- What is needed -
No images are to be carried over; print all other material exactly as it stands.

— Start of Supplied information —

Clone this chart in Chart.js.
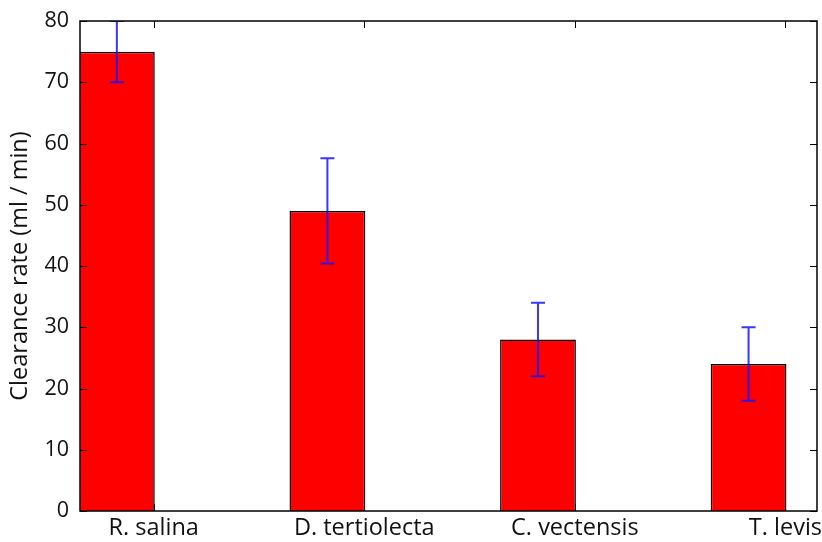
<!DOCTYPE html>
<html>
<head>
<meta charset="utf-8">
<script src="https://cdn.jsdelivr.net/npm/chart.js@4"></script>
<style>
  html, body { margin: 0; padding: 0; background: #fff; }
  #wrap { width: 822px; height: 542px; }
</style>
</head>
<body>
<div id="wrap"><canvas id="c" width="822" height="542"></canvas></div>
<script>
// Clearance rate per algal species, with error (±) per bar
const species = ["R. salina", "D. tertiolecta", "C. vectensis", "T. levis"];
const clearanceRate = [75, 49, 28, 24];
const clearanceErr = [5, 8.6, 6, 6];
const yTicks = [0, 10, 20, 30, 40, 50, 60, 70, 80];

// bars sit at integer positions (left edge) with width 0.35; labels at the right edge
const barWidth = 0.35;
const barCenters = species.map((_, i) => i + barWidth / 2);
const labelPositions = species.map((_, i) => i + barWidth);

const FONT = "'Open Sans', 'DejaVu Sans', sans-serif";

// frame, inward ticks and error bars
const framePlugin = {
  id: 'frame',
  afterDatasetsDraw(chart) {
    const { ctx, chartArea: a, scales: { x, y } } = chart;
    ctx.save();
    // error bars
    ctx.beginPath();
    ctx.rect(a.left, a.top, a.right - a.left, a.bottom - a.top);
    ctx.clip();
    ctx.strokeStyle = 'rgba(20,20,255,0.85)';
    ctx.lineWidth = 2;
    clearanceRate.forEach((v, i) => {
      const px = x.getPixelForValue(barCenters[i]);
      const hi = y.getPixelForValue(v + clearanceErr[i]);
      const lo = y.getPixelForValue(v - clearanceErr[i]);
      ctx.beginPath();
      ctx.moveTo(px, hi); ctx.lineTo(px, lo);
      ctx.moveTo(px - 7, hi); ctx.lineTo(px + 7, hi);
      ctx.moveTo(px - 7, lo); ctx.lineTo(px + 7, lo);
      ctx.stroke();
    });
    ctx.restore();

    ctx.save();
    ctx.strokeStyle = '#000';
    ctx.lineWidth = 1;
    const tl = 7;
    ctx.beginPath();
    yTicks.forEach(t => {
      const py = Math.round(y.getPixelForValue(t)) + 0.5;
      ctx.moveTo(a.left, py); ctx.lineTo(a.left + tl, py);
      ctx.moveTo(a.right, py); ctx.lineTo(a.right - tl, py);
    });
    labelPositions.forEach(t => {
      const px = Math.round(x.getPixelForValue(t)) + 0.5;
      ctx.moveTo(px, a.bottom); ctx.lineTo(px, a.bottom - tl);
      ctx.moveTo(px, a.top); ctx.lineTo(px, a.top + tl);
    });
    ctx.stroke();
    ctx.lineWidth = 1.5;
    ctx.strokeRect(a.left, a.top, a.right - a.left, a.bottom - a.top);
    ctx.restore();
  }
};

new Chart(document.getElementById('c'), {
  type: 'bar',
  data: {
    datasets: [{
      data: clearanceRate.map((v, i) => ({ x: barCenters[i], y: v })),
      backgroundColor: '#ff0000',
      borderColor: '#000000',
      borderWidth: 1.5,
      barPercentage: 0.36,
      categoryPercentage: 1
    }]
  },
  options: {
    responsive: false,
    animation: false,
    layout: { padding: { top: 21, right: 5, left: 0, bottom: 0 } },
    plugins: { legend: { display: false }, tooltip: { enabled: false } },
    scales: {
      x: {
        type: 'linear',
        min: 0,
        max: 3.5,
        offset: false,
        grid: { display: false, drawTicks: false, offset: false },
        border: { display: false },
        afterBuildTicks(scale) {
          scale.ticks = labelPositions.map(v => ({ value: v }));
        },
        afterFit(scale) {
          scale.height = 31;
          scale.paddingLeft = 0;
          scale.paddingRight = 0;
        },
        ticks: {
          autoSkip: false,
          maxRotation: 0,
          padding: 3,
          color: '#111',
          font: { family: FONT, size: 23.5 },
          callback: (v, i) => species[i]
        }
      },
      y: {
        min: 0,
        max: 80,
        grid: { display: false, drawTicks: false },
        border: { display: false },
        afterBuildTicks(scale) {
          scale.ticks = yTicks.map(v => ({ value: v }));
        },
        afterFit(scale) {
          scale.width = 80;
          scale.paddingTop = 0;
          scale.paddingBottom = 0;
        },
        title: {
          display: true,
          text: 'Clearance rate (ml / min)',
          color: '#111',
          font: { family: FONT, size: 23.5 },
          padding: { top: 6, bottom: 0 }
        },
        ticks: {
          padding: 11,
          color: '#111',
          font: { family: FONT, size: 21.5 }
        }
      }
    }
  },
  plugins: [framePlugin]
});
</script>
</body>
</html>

— End of Supplied information —

- Result -
Clone this chart in Chart.js.
<!DOCTYPE html>
<html>
<head>
<meta charset="utf-8">
<script src="https://cdn.jsdelivr.net/npm/chart.js@4"></script>
<style>
  html, body { margin: 0; padding: 0; background: #fff; }
  #wrap { width: 822px; height: 542px; }
</style>
</head>
<body>
<div id="wrap"><canvas id="c" width="822" height="542"></canvas></div>
<script>
// Clearance rate per algal species, with error (±) per bar
const species = ["R. salina", "D. tertiolecta", "C. vectensis", "T. levis"];
const clearanceRate = [75, 49, 28, 24];
const clearanceErr = [5, 8.6, 6, 6];
const yTicks = [0, 10, 20, 30, 40, 50, 60, 70, 80];

// bars sit at integer positions (left edge) with width 0.35; labels at the right edge
const barWidth = 0.35;
const barCenters = species.map((_, i) => i + barWidth / 2);
const labelPositions = species.map((_, i) => i + barWidth);

const FONT = "'Open Sans', 'DejaVu Sans', sans-serif";

// frame, inward ticks and error bars
const framePlugin = {
  id: 'frame',
  afterDatasetsDraw(chart) {
    const { ctx, chartArea: a, scales: { x, y } } = chart;
    ctx.save();
    // error bars
    ctx.beginPath();
    ctx.rect(a.left, a.top, a.right - a.left, a.bottom - a.top);
    ctx.clip();
    ctx.strokeStyle = 'rgba(20,20,255,0.85)';
    ctx.lineWidth = 2;
    clearanceRate.forEach((v, i) => {
      const px = x.getPixelForValue(barCenters[i]);
      const hi = y.getPixelForValue(v + clearanceErr[i]);
      const lo = y.getPixelForValue(v - clearanceErr[i]);
      ctx.beginPath();
      ctx.moveTo(px, hi); ctx.lineTo(px, lo);
      ctx.moveTo(px - 7, hi); ctx.lineTo(px + 7, hi);
      ctx.moveTo(px - 7, lo); ctx.lineTo(px + 7, lo);
      ctx.stroke();
    });
    ctx.restore();

    ctx.save();
    ctx.strokeStyle = '#000';
    ctx.lineWidth = 1;
    const tl = 7;
    ctx.beginPath();
    yTicks.forEach(t => {
      const py = Math.round(y.getPixelForValue(t)) + 0.5;
      ctx.moveTo(a.left, py); ctx.lineTo(a.left + tl, py);
      ctx.moveTo(a.right, py); ctx.lineTo(a.right - tl, py);
    });
    labelPositions.forEach(t => {
      const px = Math.round(x.getPixelForValue(t)) + 0.5;
      ctx.moveTo(px, a.bottom); ctx.lineTo(px, a.bottom - tl);
      ctx.moveTo(px, a.top); ctx.lineTo(px, a.top + tl);
    });
    ctx.stroke();
    ctx.lineWidth = 1.5;
    ctx.strokeRect(a.left, a.top, a.right - a.left, a.bottom - a.top);
    ctx.restore();
  }
};

new Chart(document.getElementById('c'), {
  type: 'bar',
  data: {
    datasets: [{
      data: clearanceRate.map((v, i) => ({ x: barCenters[i], y: v })),
      backgroundColor: '#ff0000',
      borderColor: '#000000',
      borderWidth: 1.5,
      barPercentage: 0.36,
      categoryPercentage: 1
    }]
  },
  options: {
    responsive: false,
    animation: false,
    layout: { padding: { top: 21, right: 5, left: 0, bottom: 0 } },
    plugins: { legend: { display: false }, tooltip: { enabled: false } },
    scales: {
      x: {
        type: 'linear',
        min: 0,
        max: 3.5,
        offset: false,
        grid: { display: false, drawTicks: false, offset: false },
        border: { display: false },
        afterBuildTicks(scale) {
          scale.ticks = labelPositions.map(v => ({ value: v }));
        },
        afterFit(scale) {
          scale.height = 31;
          scale.paddingLeft = 0;
          scale.paddingRight = 0;
        },
        ticks: {
          autoSkip: false,
          maxRotation: 0,
          padding: 3,
          color: '#111',
          font: { family: FONT, size: 23.5 },
          callback: (v, i) => species[i]
        }
      },
      y: {
        min: 0,
        max: 80,
        grid: { display: false, drawTicks: false },
        border: { display: false },
        afterBuildTicks(scale) {
          scale.ticks = yTicks.map(v => ({ value: v }));
        },
        afterFit(scale) {
          scale.width = 80;
          scale.paddingTop = 0;
          scale.paddingBottom = 0;
        },
        title: {
          display: true,
          text: 'Clearance rate (ml / min)',
          color: '#111',
          font: { family: FONT, size: 23.5 },
          padding: { top: 6, bottom: 0 }
        },
        ticks: {
          padding: 11,
          color: '#111',
          font: { family: FONT, size: 21.5 }
        }
      }
    }
  },
  plugins: [framePlugin]
});
</script>
</body>
</html>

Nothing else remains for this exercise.